The US has deployed warships and a submarine to the Korean peninsula as well as its Terminal High-Altitude Area Defense (Thaad) missile defence system.
China argues the deployment of Thaad will destabilise security and there have been protests in South Korea itself, where three people were injured in clashes with police as the system was being delivered to a former golf course on Wednesday.
Tensions have been rising amid fears North Korea could be planning further missile or nuclear tests.
Speaking ahead of the classified briefing, Adm Harris said the advanced missile defence system would be ready within the coming days.
He said he believed that North Korea would try to attack the US as soon as it had the military capabilities.
"With every test Kim grows closer to his goal, which is using nuclear weapons on US cities," he told the House armed services committee in Washington DC.
"As [US President Donald] Trump and [Defence Secretary James] Mattis have said, all options are on the table," he added.
President Trump invited all 100 senators to the briefing, which took place in a building next to the White House.
Adm Harris said that the relationship between Mr Trump and Chinese President Xi Jinping remained "positive and encouraging".

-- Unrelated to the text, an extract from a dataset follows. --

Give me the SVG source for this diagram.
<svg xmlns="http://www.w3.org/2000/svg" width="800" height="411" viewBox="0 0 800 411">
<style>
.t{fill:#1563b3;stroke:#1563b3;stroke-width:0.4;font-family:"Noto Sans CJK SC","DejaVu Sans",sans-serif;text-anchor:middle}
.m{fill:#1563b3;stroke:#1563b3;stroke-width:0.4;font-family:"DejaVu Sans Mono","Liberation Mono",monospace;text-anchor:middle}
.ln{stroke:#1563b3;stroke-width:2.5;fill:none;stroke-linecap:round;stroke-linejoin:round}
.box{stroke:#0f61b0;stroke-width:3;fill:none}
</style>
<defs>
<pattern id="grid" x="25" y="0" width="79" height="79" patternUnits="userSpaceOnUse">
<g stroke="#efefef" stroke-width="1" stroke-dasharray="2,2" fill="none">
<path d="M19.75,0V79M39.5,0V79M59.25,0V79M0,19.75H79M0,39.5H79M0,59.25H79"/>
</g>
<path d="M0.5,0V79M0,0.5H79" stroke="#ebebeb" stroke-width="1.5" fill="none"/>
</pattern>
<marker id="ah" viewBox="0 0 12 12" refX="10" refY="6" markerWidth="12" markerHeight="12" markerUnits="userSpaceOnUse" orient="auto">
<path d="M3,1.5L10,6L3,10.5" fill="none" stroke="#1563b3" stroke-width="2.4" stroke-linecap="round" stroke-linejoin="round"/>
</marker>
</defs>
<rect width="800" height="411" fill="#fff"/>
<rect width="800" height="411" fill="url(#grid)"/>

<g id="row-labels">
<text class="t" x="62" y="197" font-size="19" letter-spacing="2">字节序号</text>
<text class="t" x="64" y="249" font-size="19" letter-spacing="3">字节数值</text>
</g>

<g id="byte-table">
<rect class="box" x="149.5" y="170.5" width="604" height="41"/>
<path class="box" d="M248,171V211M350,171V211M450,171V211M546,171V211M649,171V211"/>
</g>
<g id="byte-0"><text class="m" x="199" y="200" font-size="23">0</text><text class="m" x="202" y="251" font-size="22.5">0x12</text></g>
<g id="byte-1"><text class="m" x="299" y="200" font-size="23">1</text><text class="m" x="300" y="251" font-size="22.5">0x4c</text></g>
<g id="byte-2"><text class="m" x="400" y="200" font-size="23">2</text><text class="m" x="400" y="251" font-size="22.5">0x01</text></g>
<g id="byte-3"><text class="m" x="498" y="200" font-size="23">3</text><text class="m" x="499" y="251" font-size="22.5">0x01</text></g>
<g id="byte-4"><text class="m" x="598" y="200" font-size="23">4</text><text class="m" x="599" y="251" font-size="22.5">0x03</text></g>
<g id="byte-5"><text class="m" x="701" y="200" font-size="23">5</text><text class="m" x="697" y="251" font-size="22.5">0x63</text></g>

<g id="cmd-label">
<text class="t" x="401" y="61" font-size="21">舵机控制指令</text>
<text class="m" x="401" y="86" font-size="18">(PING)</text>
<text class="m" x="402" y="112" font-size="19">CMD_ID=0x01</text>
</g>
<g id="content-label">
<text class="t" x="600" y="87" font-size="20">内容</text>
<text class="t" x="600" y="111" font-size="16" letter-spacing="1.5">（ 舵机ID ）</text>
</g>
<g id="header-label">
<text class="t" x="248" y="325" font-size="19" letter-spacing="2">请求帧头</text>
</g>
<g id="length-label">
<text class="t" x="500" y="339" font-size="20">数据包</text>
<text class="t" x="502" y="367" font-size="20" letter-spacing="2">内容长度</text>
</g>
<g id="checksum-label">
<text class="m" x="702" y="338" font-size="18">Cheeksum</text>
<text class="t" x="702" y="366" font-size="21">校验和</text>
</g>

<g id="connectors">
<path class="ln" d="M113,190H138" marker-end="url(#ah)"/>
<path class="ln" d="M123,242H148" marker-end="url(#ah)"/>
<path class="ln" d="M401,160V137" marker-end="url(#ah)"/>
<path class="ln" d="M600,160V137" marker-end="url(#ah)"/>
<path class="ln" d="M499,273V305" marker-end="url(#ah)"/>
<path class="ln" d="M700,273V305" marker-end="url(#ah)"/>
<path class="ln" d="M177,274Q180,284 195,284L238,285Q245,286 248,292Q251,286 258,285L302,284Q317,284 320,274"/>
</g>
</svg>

"It is purely a defensive system. It is aimed north, not west," he said, adding: "It poses no threat to China."
His comments come after China launched its second aircraft carrier in the latest sign of its growing military strength.
The as-yet unnamed ship was transferred into the water in the north-eastern port of Dalian, state media said. It will reportedly be operational by 2020.
The heated rhetoric between the US and North Korea has intensified in recent weeks.
China's Foreign Minister, Wang Yi, has called for an end to US-South Korea war games and also a halt to North Korea's nuclear development in order to reduce tensions in the region.
Foreign ministry spokesman Geng Shuang spoke out against the Thaad deployment. He told reporters: "It helps in no way to achieve the denuclearisation of the peninsula and regional peace and stability."
The Trump administration has been urging China to rein in its ally, North Korea.
The Thaad system is designed to intercept and destroy short and medium-range ballistic missiles during their final phase of flight.
"South Korea and the United States have been working to secure an early operational capability of the Thaad system in response to North Korea's advancing nuclear and missile threat," South Korea's defence ministry earlier said in a statement.